PS – this is an exercise in writing something and publishing it, because I have become the True Queen of Unpublished Drafts this last year or so.

10 Comments  to  Stone cold.

  1. Scott says:

    Your body is apparently the carnal equivalent of Narnia (“always winter, never Christmas,” although in your case it would be more along the lines of “always summer, never…” I don’t know …”Labor Day Weekend?” It doesn’t have quite the same punch, but it *would* mean you’d never get to enjoy those major household appliance sales at Sears and Best Buy).
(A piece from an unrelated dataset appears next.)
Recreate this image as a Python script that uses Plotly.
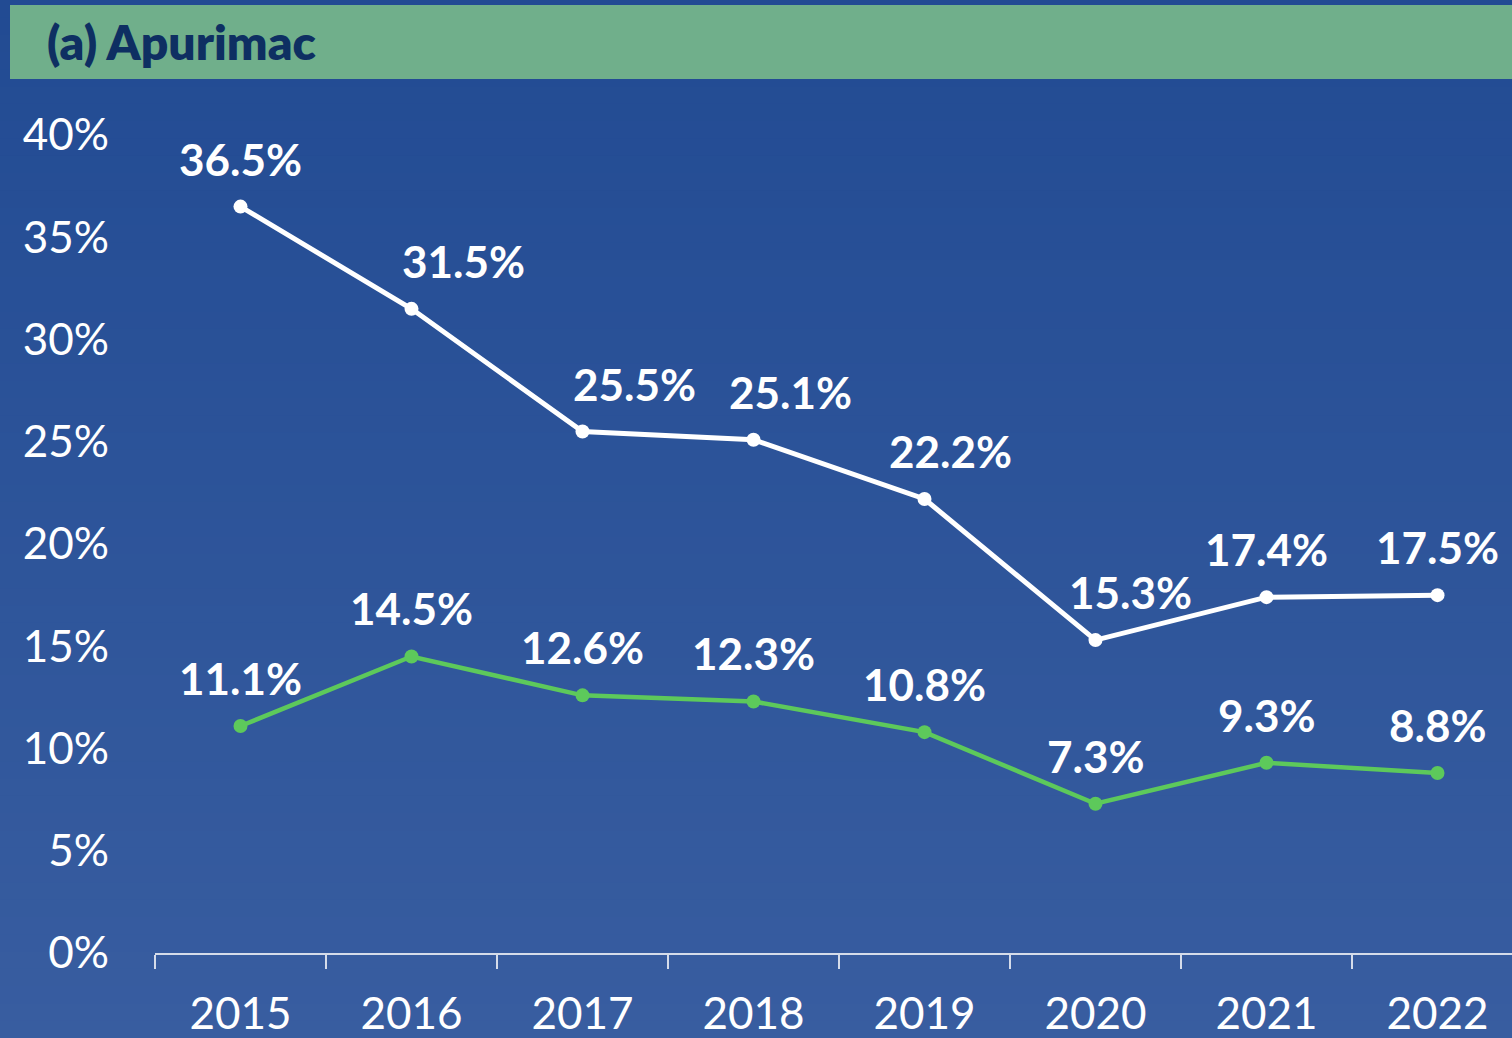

    I’m philosophically — hell, fundamentally — opposed to the Unpublished Draft. Send it out into the Universe, I say! The worse you’ll get is a “meh,” but you never know. A lot of the stuff I’ve almost deleted before hitting the Publish button has turned out to be the most popular, so I guess the lesson here is People Will Surprise You, or I’m a Lousy Judge of My Own Work.

  2. Allie says:

    I used to be EXACTLY THE SAME until I started the low-dose thyroxine. now I still get weirdly cold, but it’s not as bad and doesn’t involve wearing QUITE as many sweaters to bed. ANYWAY this is my first summer on it, and when it gets hot I feel really miserable!! Success! But I’m confused! Being warm is so weird…It’s a totally alien feeling, and, well, let’s face it, it’s still hot for like 2 days a year here anyway. So I’ll stay on the thyroid pills.
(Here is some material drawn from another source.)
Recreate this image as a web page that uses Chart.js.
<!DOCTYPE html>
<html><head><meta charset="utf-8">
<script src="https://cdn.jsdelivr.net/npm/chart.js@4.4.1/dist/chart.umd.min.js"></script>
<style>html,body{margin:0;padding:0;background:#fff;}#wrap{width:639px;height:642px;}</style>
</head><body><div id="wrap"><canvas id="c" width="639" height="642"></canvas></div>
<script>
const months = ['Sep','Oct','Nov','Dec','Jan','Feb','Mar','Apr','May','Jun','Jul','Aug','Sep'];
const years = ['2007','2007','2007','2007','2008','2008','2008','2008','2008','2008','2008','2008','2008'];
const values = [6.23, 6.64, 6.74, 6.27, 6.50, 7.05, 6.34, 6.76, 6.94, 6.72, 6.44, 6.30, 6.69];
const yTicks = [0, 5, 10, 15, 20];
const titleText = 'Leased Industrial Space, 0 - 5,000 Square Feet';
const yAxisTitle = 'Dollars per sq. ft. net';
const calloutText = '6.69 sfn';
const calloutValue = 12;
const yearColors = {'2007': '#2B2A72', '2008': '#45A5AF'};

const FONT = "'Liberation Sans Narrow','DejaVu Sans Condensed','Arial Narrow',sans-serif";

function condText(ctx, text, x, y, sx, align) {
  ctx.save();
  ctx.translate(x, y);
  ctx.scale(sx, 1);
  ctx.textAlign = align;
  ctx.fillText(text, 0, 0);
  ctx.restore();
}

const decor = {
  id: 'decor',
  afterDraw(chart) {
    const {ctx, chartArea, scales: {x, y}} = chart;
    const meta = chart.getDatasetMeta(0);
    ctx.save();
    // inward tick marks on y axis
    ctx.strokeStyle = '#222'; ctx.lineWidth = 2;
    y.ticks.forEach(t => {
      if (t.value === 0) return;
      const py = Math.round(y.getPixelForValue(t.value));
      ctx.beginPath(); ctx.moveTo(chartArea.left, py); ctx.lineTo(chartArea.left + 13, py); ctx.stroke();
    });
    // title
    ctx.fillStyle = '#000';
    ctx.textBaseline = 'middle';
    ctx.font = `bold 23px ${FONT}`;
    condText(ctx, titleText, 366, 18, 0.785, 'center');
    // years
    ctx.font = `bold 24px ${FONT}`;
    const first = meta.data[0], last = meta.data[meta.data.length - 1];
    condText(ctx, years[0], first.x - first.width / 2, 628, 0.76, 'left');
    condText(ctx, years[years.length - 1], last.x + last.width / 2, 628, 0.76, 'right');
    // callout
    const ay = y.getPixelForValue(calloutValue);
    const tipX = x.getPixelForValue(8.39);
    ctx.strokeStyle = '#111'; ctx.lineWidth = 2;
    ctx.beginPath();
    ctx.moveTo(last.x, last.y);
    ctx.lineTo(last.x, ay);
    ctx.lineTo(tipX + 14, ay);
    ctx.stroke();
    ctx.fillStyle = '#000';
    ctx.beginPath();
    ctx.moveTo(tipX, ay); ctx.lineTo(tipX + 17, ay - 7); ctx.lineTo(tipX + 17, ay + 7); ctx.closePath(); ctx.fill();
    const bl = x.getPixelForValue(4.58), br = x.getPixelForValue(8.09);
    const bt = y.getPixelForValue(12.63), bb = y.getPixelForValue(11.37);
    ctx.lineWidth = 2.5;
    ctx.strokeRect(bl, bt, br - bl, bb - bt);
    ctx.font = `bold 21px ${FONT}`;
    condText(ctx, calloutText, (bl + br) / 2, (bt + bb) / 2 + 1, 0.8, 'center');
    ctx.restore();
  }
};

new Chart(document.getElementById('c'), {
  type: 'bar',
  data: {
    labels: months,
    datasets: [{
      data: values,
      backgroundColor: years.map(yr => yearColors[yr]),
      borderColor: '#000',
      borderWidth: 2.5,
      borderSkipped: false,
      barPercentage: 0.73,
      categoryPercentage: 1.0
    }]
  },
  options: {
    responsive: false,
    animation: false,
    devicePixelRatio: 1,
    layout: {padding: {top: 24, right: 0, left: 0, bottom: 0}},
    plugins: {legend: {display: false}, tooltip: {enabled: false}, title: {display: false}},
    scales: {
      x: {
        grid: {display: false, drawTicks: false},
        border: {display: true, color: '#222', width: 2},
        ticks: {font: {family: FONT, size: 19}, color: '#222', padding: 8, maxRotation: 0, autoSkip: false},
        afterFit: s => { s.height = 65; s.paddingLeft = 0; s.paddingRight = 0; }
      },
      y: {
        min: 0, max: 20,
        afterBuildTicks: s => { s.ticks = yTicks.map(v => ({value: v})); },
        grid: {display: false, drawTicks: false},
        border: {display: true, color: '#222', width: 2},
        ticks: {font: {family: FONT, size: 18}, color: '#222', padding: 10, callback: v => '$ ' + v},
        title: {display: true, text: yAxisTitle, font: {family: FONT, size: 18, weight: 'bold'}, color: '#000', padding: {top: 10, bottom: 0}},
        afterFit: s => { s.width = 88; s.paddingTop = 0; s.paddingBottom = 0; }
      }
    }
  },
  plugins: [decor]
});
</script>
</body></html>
    “The Valley” is a mythical place for me. I have never been there, although I think I’ve been driven through it. I think that counts, as there isn’t actually much there, right…? I feel very British right now.

  3. Scott C. says:

    The best way to really experience the Valley is to be driven through it, preferably at a high rate of speed, and absolutely without stopping, regardless of the disruptions to normal traffic flow, property damage, human carnage, and impromptu action movie set pieces which will necessarily result.

  4. elizabeth says:

    I’m glad Scott got to that question before I did, because I could not have summed it up so succinctly.
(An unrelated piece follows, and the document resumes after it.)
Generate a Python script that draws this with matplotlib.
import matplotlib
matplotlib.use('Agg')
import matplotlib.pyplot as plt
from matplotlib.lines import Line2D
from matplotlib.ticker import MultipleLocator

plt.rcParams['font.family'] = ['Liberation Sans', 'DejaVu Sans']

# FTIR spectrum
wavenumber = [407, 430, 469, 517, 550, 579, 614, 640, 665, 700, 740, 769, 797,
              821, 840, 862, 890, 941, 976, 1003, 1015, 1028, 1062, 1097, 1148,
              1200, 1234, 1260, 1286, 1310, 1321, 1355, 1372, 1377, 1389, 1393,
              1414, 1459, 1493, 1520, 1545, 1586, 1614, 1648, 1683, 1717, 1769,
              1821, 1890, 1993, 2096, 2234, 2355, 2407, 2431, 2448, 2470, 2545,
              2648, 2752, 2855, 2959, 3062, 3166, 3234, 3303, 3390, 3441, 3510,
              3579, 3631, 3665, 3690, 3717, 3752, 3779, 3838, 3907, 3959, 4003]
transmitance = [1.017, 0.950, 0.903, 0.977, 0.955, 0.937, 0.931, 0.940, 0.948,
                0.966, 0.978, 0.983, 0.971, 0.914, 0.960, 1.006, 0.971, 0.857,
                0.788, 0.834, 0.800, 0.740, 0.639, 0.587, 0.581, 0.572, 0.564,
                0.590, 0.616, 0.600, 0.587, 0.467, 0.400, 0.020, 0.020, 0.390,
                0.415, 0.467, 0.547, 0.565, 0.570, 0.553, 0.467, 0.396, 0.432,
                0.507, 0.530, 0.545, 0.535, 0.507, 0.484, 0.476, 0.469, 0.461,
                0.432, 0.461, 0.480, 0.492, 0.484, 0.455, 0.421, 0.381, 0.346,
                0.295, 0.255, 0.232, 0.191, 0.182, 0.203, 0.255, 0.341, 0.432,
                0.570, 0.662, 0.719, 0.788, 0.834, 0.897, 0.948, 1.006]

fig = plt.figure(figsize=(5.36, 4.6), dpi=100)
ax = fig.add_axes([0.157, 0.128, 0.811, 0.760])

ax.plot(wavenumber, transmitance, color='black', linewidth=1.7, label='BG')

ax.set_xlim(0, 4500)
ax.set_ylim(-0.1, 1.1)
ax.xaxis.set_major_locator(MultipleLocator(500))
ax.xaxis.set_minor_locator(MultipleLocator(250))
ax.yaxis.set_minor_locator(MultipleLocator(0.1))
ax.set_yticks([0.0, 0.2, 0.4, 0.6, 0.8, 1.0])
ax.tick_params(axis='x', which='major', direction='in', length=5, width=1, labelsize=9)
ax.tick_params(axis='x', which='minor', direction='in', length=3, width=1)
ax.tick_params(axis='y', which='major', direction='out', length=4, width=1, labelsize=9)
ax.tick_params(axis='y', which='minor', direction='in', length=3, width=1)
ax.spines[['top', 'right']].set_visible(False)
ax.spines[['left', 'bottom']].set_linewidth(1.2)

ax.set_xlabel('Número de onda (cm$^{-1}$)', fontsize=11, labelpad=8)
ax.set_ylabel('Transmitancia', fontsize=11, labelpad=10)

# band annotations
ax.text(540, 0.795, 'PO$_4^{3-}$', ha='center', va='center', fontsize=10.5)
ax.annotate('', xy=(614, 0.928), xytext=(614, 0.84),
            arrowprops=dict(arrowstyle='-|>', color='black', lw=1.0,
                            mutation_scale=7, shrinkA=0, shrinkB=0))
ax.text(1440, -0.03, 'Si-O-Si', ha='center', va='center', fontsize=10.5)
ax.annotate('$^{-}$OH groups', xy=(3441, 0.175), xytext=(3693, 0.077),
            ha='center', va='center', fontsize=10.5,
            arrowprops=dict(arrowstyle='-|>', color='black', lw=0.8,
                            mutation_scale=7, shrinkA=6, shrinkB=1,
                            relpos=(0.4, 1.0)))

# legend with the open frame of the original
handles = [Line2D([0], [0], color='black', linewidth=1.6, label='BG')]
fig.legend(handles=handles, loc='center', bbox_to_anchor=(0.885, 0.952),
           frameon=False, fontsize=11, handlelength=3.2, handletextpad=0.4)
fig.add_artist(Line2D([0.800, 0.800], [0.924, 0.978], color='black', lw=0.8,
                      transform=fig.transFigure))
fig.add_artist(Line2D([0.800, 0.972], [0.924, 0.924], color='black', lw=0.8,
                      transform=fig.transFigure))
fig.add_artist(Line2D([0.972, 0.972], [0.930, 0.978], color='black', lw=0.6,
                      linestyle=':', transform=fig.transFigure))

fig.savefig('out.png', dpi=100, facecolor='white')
    Scott, I get what you’re saying about Unpublished Drafts, I really do, but these particular ones would just freak me out if I set them free. They’re not just subpar. They fall into three categories: the ones that sound all “you kids get off my lawn” even though I’m trying to write something positive with no complaining; the ones where I go on for like 12 Word pages trying to explain why I like, say, a record, and fail to do so anyway; and the ones that are both. It’s not pretty.

  5. Allie says:

    Wow. That sounds awful. Why on earth would anyone then arrange to meet up in such a place??

    Unpublished drafts – I’m with Scott! It pains me that all of these unpublished EB manuscripts are curling up with age in the hard drive. Publish! Maybe you need a separate blog for such items – or an ” “unpublished” ” category.

  6. Elizabeth says:

    It’s also where approximately 80% of the recording studios are. There’s some good vegan food too.

    And NO THERE WILL BE NO PUBLISHING OF THE UNPUBLISHED. Trust me on this one. It’s the right thing for everybody.

  7. Keith says:

    I was going to write an “I miss the Valley” comment, having grown up there, but it seems I don’t.

  8. Keith says:

    OK, I miss Hamburger Hamlet.

  9. Elizabeth says:

    Umm…. yeah, I’ve still got nothing.